Choose a card with a good reward scheme – for example the American Express Platinum Card, which will give you 5pc cash back for the first three months and then up to 1.25pc thereafter, and set up a direct debit to pay off the balance in full every month. Then buy everything on the card.

By doing this, you’ll benefit from the free insurance offered by your credit card, meaning that if a company goes bust or goods are faulty you can claim back from the bank, and you’ll earn cash back in the process.

2.Switch Banks Today, or at the very least swap your account over for something which isn’t costing you a fortune in bank charges every year, for going overdrawn and for direct debit payments that do not go out because there is no money in your account. These can be as high as £35 for a single slip into the red.

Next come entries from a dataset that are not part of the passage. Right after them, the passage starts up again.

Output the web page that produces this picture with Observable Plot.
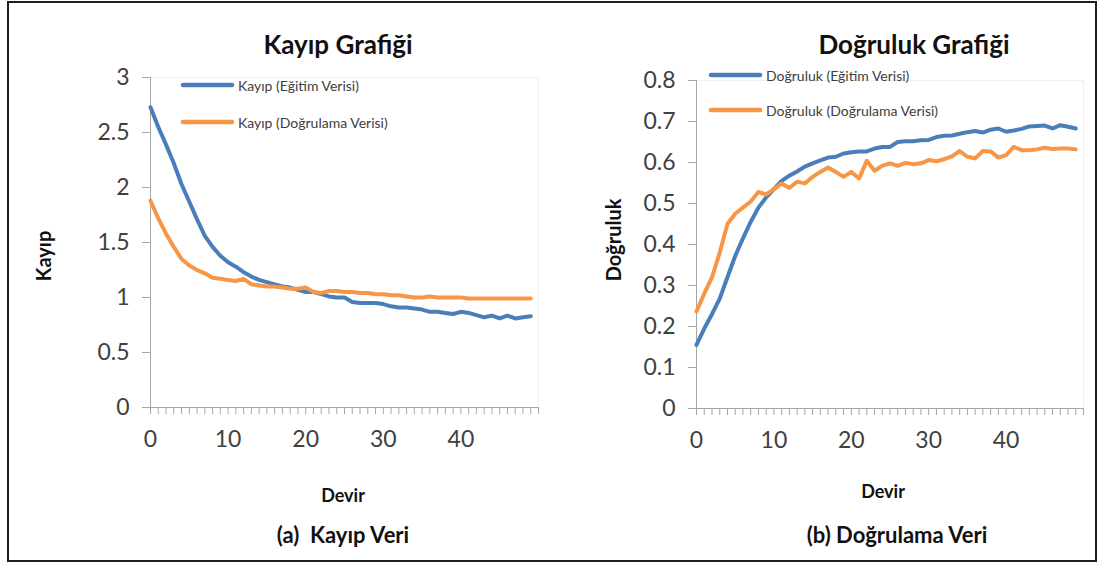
<!DOCTYPE html>
<html>
<head>
<meta charset="utf-8">
<script src="https://cdn.jsdelivr.net/npm/d3@7"></script>
<script src="https://cdn.jsdelivr.net/npm/@observablehq/plot@0.6"></script>
<style>
  html, body { margin: 0; padding: 0; background: #fff; }
  #page { position: relative; width: 1101px; height: 564px; overflow: hidden; font-family: Lato, "Open Sans", sans-serif; }
  #frame { position: absolute; left: 7px; top: 1px; width: 1086px; height: 557px; border: 2px solid #1e1e1e; }
  .chart { position: absolute; top: 0; }
  .txt { position: absolute; transform: translate(-50%, -50%); white-space: pre; line-height: 1; }
  .title { font-weight: 700; font-size: 26px; color: #111; }
  .axlabel { font-weight: 700; font-size: 18px; color: #111; }
  .ylabel { font-weight: 700; font-size: 20px; color: #111; }
  .caption { font-weight: 700; font-size: 22px; color: #111; }
  .legend { position: absolute; display: flex; align-items: center; font-size: 14px; color: #404040; white-space: nowrap; }
  .legend svg { margin-right: 3px; }
</style>
</head>
<body>
<div id="page">
  <div id="frame"></div>
</div>
<script>
// Epochs and per-epoch metrics
const epochs = d3.range(50);

const lossTrain = [2.73, 2.55, 2.39, 2.22, 2.03, 1.87, 1.71, 1.56, 1.46, 1.38,
                   1.32, 1.28, 1.23, 1.19, 1.16, 1.14, 1.12, 1.10, 1.09, 1.07,
                   1.05, 1.05, 1.03, 1.01, 1.00, 1.00, 0.96, 0.95, 0.95, 0.95,
                   0.94, 0.92, 0.91, 0.91, 0.90, 0.89, 0.87, 0.87, 0.86, 0.85,
                   0.87, 0.86, 0.84, 0.82, 0.835, 0.81, 0.835, 0.81, 0.82, 0.83];

const lossVal = [1.88, 1.72, 1.58, 1.46, 1.35, 1.29, 1.25, 1.22, 1.18, 1.17,
                 1.16, 1.15, 1.17, 1.12, 1.11, 1.10, 1.10, 1.09, 1.08, 1.08,
                 1.09, 1.05, 1.04, 1.06, 1.06, 1.05, 1.05, 1.04, 1.04, 1.03,
                 1.03, 1.02, 1.02, 1.01, 1.00, 1.00, 1.01, 1.00, 1.00, 1.00,
                 1.00, 0.99, 0.99, 0.99, 0.99, 0.99, 0.99, 0.99, 0.99, 0.99];

const accTrain = [0.155, 0.195, 0.230, 0.268, 0.320, 0.372, 0.415, 0.455, 0.490, 0.515,
                  0.535, 0.555, 0.568, 0.578, 0.590, 0.598, 0.605, 0.612, 0.614, 0.622,
                  0.625, 0.627, 0.627, 0.634, 0.638, 0.638, 0.650, 0.652, 0.652, 0.654,
                  0.655, 0.662, 0.665, 0.666, 0.670, 0.674, 0.677, 0.673, 0.680, 0.683,
                  0.675, 0.678, 0.682, 0.688, 0.689, 0.690, 0.683, 0.691, 0.687, 0.683];

const accVal = [0.237, 0.280, 0.320, 0.380, 0.450, 0.475, 0.490, 0.505, 0.528, 0.522,
                0.535, 0.549, 0.538, 0.553, 0.549, 0.565, 0.577, 0.588, 0.577, 0.565,
                0.577, 0.561, 0.604, 0.580, 0.592, 0.598, 0.592, 0.599, 0.596, 0.598,
                0.606, 0.603, 0.608, 0.615, 0.628, 0.614, 0.610, 0.628, 0.627, 0.612,
                0.618, 0.638, 0.630, 0.630, 0.632, 0.636, 0.633, 0.634, 0.634, 0.632];

const xTickLabels = [0, 10, 20, 30, 40];
const lossTicks = [0, 0.5, 1, 1.5, 2, 2.5, 3];
const accTicks = [0, 0.1, 0.2, 0.3, 0.4, 0.5, 0.6, 0.7, 0.8];

const lossSeries = ["Kayıp (Eğitim Verisi)", "Kayıp (Doğrulama Verisi)"];
const accSeries = ["Doğruluk (Eğitim Verisi)", "Doğruluk (Doğrulama Verisi)"];
const seriesColors = ["#4a7ebb", "#f79646"];
const axisGray = "#a6a6a6";

function rows(names, a, b) {
  return [
    ...epochs.map((e, i) => ({epoch: e, value: a[i], series: names[0]})),
    ...epochs.map((e, i) => ({epoch: e, value: b[i], series: names[1]}))
  ];
}

function chart({data, names, yDomain, yTicks, width, height, mTop, mLeft, mRight, mBottom}) {
  return Plot.plot({
    width, height,
    marginTop: mTop, marginLeft: mLeft, marginRight: mRight, marginBottom: mBottom,
    style: {fontFamily: "Lato, 'Open Sans', sans-serif", color: "#404040", background: "transparent", overflow: "visible"},
    x: {domain: [0, 50], axis: null},
    y: {domain: yDomain, axis: null},
    color: {domain: names, range: seriesColors},
    marks: [
      Plot.frame({stroke: "#f0f0f0"}),
      Plot.axisY({ticks: yTicks, tickSize: 8, tickPadding: 13, fontSize: 23, stroke: axisGray, tickFormat: d => String(d), label: null}),
      Plot.axisX({ticks: d3.range(0, 51), tickSize: 7, stroke: axisGray, tickFormat: () => "", label: null}),
      Plot.axisX({ticks: xTickLabels, tickSize: 0, tickPadding: 23, fontSize: 23, tickFormat: d => String(d), label: null}),
      Plot.ruleX([0], {stroke: axisGray}),
      Plot.ruleY([0], {stroke: axisGray}),
      Plot.line(data, {x: "epoch", y: "value", z: "series", stroke: "series", strokeWidth: 4, strokeLinejoin: "round", strokeLinecap: "round"})
    ]
  });
}

const page = document.getElementById("page");

function place(el, left) {
  el.classList.add("chart");
  el.style.left = left + "px";
  page.appendChild(el);
}

place(chart({data: rows(lossSeries, lossTrain, lossVal), names: lossSeries, yDomain: [0, 3], yTicks: lossTicks,
             width: 545, height: 460, mTop: 77, mLeft: 150, mRight: 7, mBottom: 53}), 0);
place(chart({data: rows(accSeries, accTrain, accVal), names: accSeries, yDomain: [0, 0.8], yTicks: accTicks,
             width: 545, height: 460, mTop: 80, mLeft: 146, mRight: 12, mBottom: 52}), 550);

function text(cls, str, x, y, rotate) {
  const d = document.createElement("div");
  d.className = "txt " + cls;
  d.textContent = str;
  d.style.left = x + "px";
  d.style.top = y + "px";
  if (rotate) d.style.transform = "translate(-50%, -50%) rotate(-90deg)";
  page.appendChild(d);
}

function legendItem(label, color, x, y) {
  const d = document.createElement("div");
  d.className = "legend";
  d.style.left = x + "px";
  d.style.top = (y - 8) + "px";
  d.style.height = "16px";
  const svg = d3.create("svg").attr("width", 55).attr("height", 8);
  svg.append("line").attr("x1", 3).attr("x2", 52).attr("y1", 4).attr("y2", 4)
    .attr("stroke", color).attr("stroke-width", 4.5).attr("stroke-linecap", "round");
  d.appendChild(svg.node());
  const s = document.createElement("span");
  s.textContent = label;
  d.appendChild(s);
  page.appendChild(d);
}

// Titles
text("title", "Kayıp Grafiği", 338, 44);
text("title", "Doğruluk Grafiği", 914, 44);

// Axis titles
text("ylabel", "Kayıp", 43, 256, true);
text("ylabel", "Doğruluk", 613, 240, true);
text("axlabel", "Devir", 343, 495);
text("axlabel", "Devir", 883, 491);

// Captions
text("caption", "(a)  Kayıp Veri", 343, 535);
text("caption", "(b) Doğrulama Veri", 897, 535);

// Legends
legendItem(lossSeries[0], seriesColors[0], 180, 85);
legendItem(lossSeries[1], seriesColors[1], 180, 122);
legendItem(accSeries[0], seriesColors[0], 708, 75);
legendItem(accSeries[1], seriesColors[1], 708, 110);
</script>
</body>
</html>
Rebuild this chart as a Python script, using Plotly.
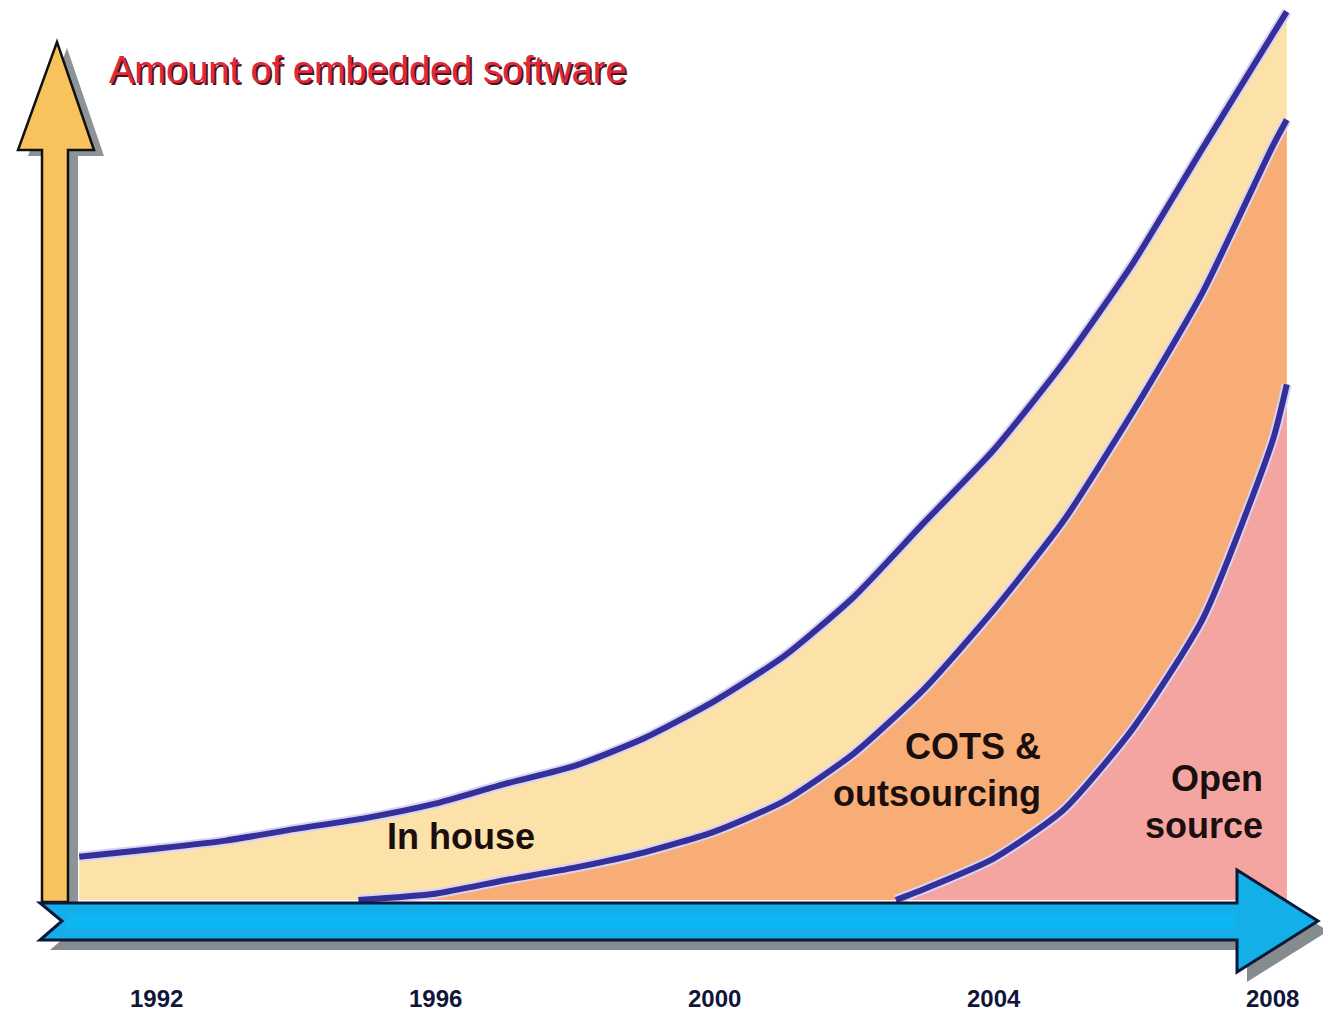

If this is you, take control and ensure you are never charged again. If you think you are disciplined enough to stick within your borrowing limits, take out an account with a 0pc overdraft, such as the current account from Alliance & Leicester. If you can’t, there are specialist alternatives such as credit unions or even basic bank accounts.

3. Don’t make experts fat on commission, Banks will try to sell you funds and other products, some of which have high charges.

Look at whether they are suitable for you before you take them out. You need to check what you are paying for, since more than two-thirds of active fund managers have failed to beat the market’s own performance over 10 years. Advisers get more commission for selling these active investments, but it can be cheaper to hold passive investments such as tracker funds or exchange-traded funds (ETFs).

ETFs are like index funds in that they track the performance of a particular market, but like shares they can be traded on the stock market. Fees are typically less than 1pc a year compared with 1.5pc or more for an active fund. The simplest ones track an index, like the FTSE 100. Check that you are comfortable with this level of risk before taking one out.

4. Overpay your mortgage, if you have spare cash, but still have mortgage debt, you can stop your bank getting hold of the interest you are paying on your mortgage. You don’t have to have a special offset mortgage to do this – many mortgages offer the facility to overpay a certain amount, and you can often get it back if you need to.

If you had a mortgage of £200,000 over 25 years at an interest rate of 3pc, a monthly overpayment of £500 would save you nearly £40,000 in interest over the life of the mortgage. Check the terms and conditions of your mortgage before overpaying – there’s often a limit on how much you can overpay.

5. Lend your own money to the public, This is a bit of a risky one but you can get a much better return on your savings than a savings account with your bank, especially as the interest rates are so low at the moment.

Peer to peer lending is a huge market and there are plenty of sites out there which you can look at, this form of crowd funding allow people to invest in start-up and get in early before they are the next big thing. Make sure you do your research first, and don’t forget you can lose as well as make money in these situations.